Stand out from the crowd.
You have the potential to reach more of your audience if you can stand out from the crowd. (Photo credit: Wikipedia)

WHY Do You Need Goals?

Yes, it’s all about reaching your audience, which is something organizations have been doing for centuries whether it’s through traveling sales people — who tell you great stories about the miracle cure or cleaning products they hope to sell you — snail mail, or other advertising.

The only difference is that we’re now doing this in an online environment where the whole world could potentially be watching. So, in some ways it’s scarier, but you have the potential to reach more of your audience if you can effectively break through that barrage of information people see online every day.
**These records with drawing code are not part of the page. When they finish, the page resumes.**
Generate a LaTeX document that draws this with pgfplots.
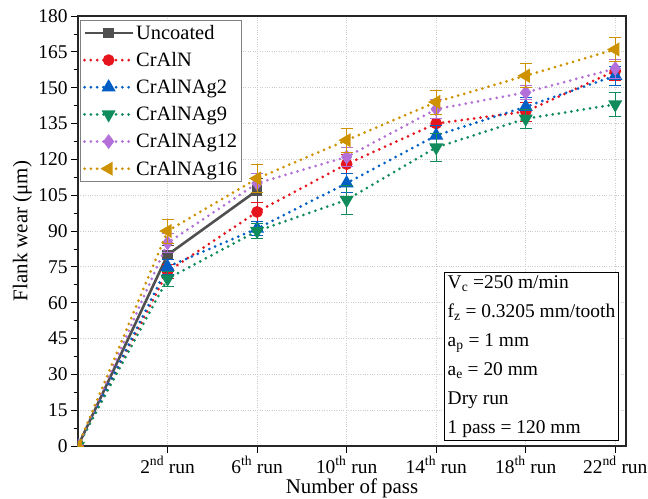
\documentclass[border=0pt]{standalone}
\usepackage{pgfplots}
\pgfplotsset{compat=1.18}
\usepackage{fontspec}
\setmainfont{Liberation Serif}
\definecolor{cunc}{RGB}{80,80,80}
\definecolor{ccraln}{RGB}{230,20,28}
\definecolor{cag2}{RGB}{0,94,196}
\definecolor{cag9}{RGB}{16,140,92}
\definecolor{cag12}{RGB}{178,112,216}
\definecolor{cag16}{RGB}{206,146,0}
\begin{document}
\begin{tikzpicture}
\begin{axis}[
  scale only axis, width=548bp, height=430bp,
  xmin=0, xmax=6.12, ymin=0, ymax=180,
  clip mode=individual, clip marker paths=true,
  xtick={1,2,3,4,5,6},
  xticklabels={2\textsuperscript{nd} run,6\textsuperscript{th} run,10\textsuperscript{th} run,14\textsuperscript{th} run,18\textsuperscript{th} run,22\textsuperscript{nd} run},
  ytick={0,15,...,180},
  minor y tick num=1,
  tick align=outside, tick pos=left,
  major tick length=7bp, minor tick length=4bp,
  every tick/.style={black, line width=0.8pt},
  /pgf/number format/assume math mode=true,
  ticklabel style={font=\fontsize{19.5}{21}\selectfont},
  label style={font=\fontsize{21}{23}\selectfont},
  xlabel={Number of pass}, ylabel={Flank wear (μm)},
  xlabel style={at={(axis description cs:0.5,-0.0977)}, anchor=center},
  ylabel style={at={(axis description cs:-0.1016,0.5)}, anchor=center},
  grid=major, major grid style={dotted, gray!40, line width=0.7pt},
  axis line style={black!85, line width=1.1pt},
  legend cell align=left,
  legend style={font=\fontsize{20.5}{22}\selectfont, draw=gray, line width=0.7pt, at={(0.004,0.99)}, anchor=north west, row sep=7.5bp, inner sep=2.5bp},
  legend image code/.code={\draw[mark repeat=2, mark phase=2, #1] plot coordinates {(0cm,0cm) (0.85cm,0cm) (1.7cm,0cm)};},
  every axis plot/.append style={line width=3bp},
  error bars/y dir=both, error bars/y explicit,
  error bars/error bar style={solid, line width=0.8pt},
  error bars/error mark options={rotate=90, mark size=6bp, line width=0.8pt},
]
\pgfplotsset{dots/.style={dash pattern=on 0pt off 6.3bp, line cap=round}}
\addplot[cunc, solid, line width=2.6bp, mark=square*, mark size=4pt, mark options={solid}] coordinates {(0,0) +- (0,0) (1,80) +- (0,4) (2,107) +- (0,5)};
\addlegendentry{Uncoated}
\addplot[ccraln, dots, mark=*, mark size=4.3pt, mark options={solid}] coordinates {(0,0) +- (0,0) (1,73) +- (0,3) (2,98) +- (0,4) (3,118) +- (0,4) (4,135) +- (0,4) (5,140) +- (0,4) (6,157) +- (0,4)};
\addlegendentry{CrAlN}
\addplot[cag2, dots, mark=triangle*, mark size=5.2pt, mark options={solid}] coordinates {(0,0) +- (0,0) (1,75) +- (0,3) (2,91) +- (0,3) (3,110) +- (0,4) (4,130) +- (0,4) (5,142) +- (0,4) (6,155) +- (0,4)};
\addlegendentry{CrAlNAg2}
\addplot[cag9, dots, mark=triangle*, mark size=5.2pt, mark options={solid, rotate=180}] coordinates {(0,0) +- (0,0) (1,70) +- (0,3) (2,90) +- (0,3) (3,103) +- (0,6) (4,125) +- (0,6) (5,137) +- (0,4) (6,143) +- (0,5)};
\addlegendentry{CrAlNAg9}
\addplot[cag12, dots, mark=diamond*, mark size=5pt, mark options={solid}] coordinates {(0,0) +- (0,0) (1,85) +- (0,4) (2,110) +- (0,4) (3,121) +- (0,4) (4,141) +- (0,4) (5,148) +- (0,3) (6,158) +- (0,4)};
\addlegendentry{CrAlNAg12}
\addplot[cag16, dots, mark=triangle*, mark size=5.2pt, mark options={solid, rotate=90}] coordinates {(0,0) +- (0,0) (1,90) +- (0,5) (2,112) +- (0,6) (3,128) +- (0,5) (4,144) +- (0,5) (5,155) +- (0,5) (6,166) +- (0,5)};
\addlegendentry{CrAlNAg16}
\node[draw=black, line width=1.3pt, fill=white, anchor=south east, align=left, inner sep=3bp,
  font=\fontsize{19.5}{29}\selectfont] at (rel axis cs:0.987,0.012)
  {V\textsubscript{c} =250 m/min\\
   f\textsubscript{z} = 0.3205 mm/tooth\\
   a\textsubscript{p} = 1 mm\\
   a\textsubscript{e} = 20 mm\\
   Dry run\\
   1 pass = 120 mm};
\end{axis}
\pgfresetboundingbox
\path[use as bounding box] ([shift={(-78bp,16bp)}]current axis.north west) rectangle ([shift={(22bp,-53bp)}]current axis.south east);
\end{tikzpicture}
\end{document}
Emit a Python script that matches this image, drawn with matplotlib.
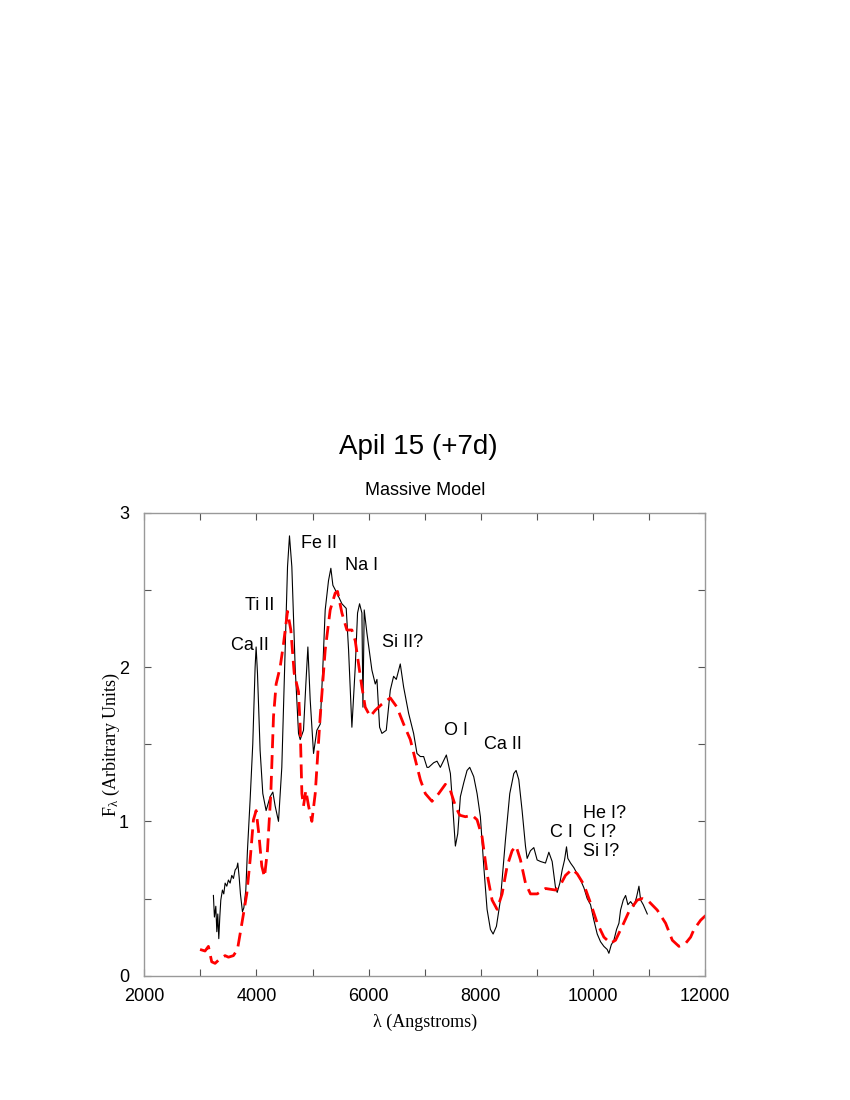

But first, you need to figure out what what goals you want to accomplish. These goals should help you meet your organization’s goals. Here are a few examples, which should be further tailored to your organization.

  • Do you want more customers or supporters? Specifically, why? (Remember, a lot of research suggests that fundraising on social media directly does not work well. Check out the updated The Nonprofit Social Media Decision Guide by Idealware (page eight)). You should already have some thoughts from reading post one about who your audience is.

    Most likely if you’re a nonprofit, you want more supporters. At some point you will want them to take action or donate. If you own a business you may or may not want more customers now, but if for some reason you don’t, you can always book further down the road, or let people know that you’re not accepting new clients right now. At some point, you will be accepting new clients, and you will already have a good base on which to draw from if you start building relationships early.

  • Do you want to engage in a dialogue with your customers or supporters (in his article on Mashable, Riley Gibson summarizes this nicely in point one), or do you just want a presence so that someone else doesn’t start one for you? What kind of information do you want to convey to meet your goals? What kind of questions do you want to ask your customers or supporters? In the last post of the series, we will think through in more detail how you can plan and share this content.

  • Do you want to drive more traffic to your website, and what will people do once they get there? What’s the end goal?

  • Are you concerned about your reputation and responding to what people are saying (both positive and negative)?

  • Do you want to be considered a thought leader in the field?

In her post on Social Media Today, Sasha Wasley provides some examples of social media goals and objectives. These are just a few examples; again, you will know best why your organization is on social media. Think, how do these goals support your mission?

In some cases, you will need to plan a short-term versus long-term strategy. Depending on resources, organization goals, or what you may already see as parts of your social media plan changing, you may have to map out something for now, as well as what you already see changing down the road. Either way, you should map out goals for the next few months, and goals for the next six months to a year.